▶ [A block of data]:
────────

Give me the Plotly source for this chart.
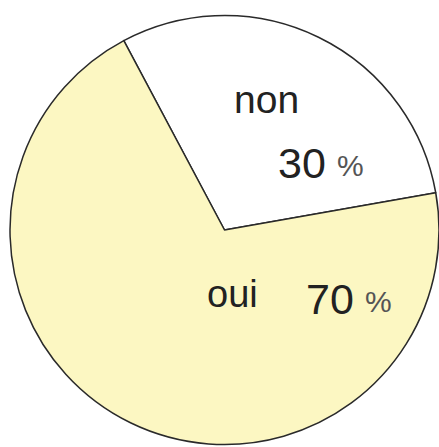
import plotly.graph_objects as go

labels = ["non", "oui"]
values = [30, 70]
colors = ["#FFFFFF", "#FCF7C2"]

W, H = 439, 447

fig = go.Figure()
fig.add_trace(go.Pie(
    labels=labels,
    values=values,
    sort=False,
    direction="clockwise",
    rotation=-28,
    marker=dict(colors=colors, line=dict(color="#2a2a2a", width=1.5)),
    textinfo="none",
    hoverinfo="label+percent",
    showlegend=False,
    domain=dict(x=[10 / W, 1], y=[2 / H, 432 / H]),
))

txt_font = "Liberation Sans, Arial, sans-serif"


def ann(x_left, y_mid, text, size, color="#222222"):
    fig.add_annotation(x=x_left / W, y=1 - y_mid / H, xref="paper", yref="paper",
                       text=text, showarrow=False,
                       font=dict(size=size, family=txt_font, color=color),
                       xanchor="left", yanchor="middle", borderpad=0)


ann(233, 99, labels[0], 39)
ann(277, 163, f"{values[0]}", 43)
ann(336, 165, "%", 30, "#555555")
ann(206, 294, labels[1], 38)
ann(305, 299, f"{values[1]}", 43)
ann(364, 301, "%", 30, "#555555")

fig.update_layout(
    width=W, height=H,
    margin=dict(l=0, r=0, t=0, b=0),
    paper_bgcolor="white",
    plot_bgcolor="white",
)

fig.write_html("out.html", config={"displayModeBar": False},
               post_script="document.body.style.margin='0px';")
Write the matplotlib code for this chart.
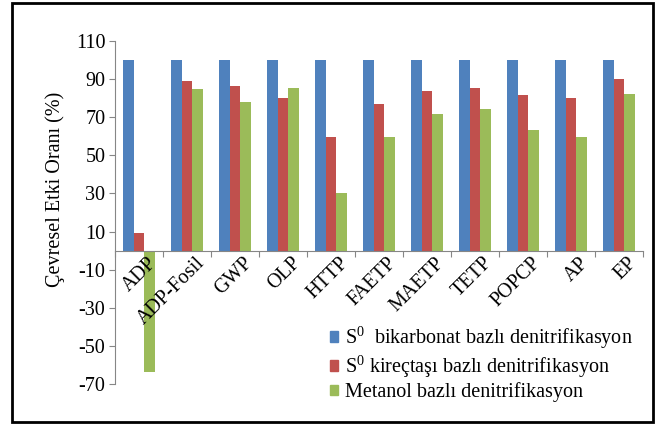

────────

▶ [SET EXERCISE]:
List every line in the records above that contains the word "this".

▶ [EXERCISE ANSWER]:
Give me the Plotly source for this chart.
Write the matplotlib code for this chart.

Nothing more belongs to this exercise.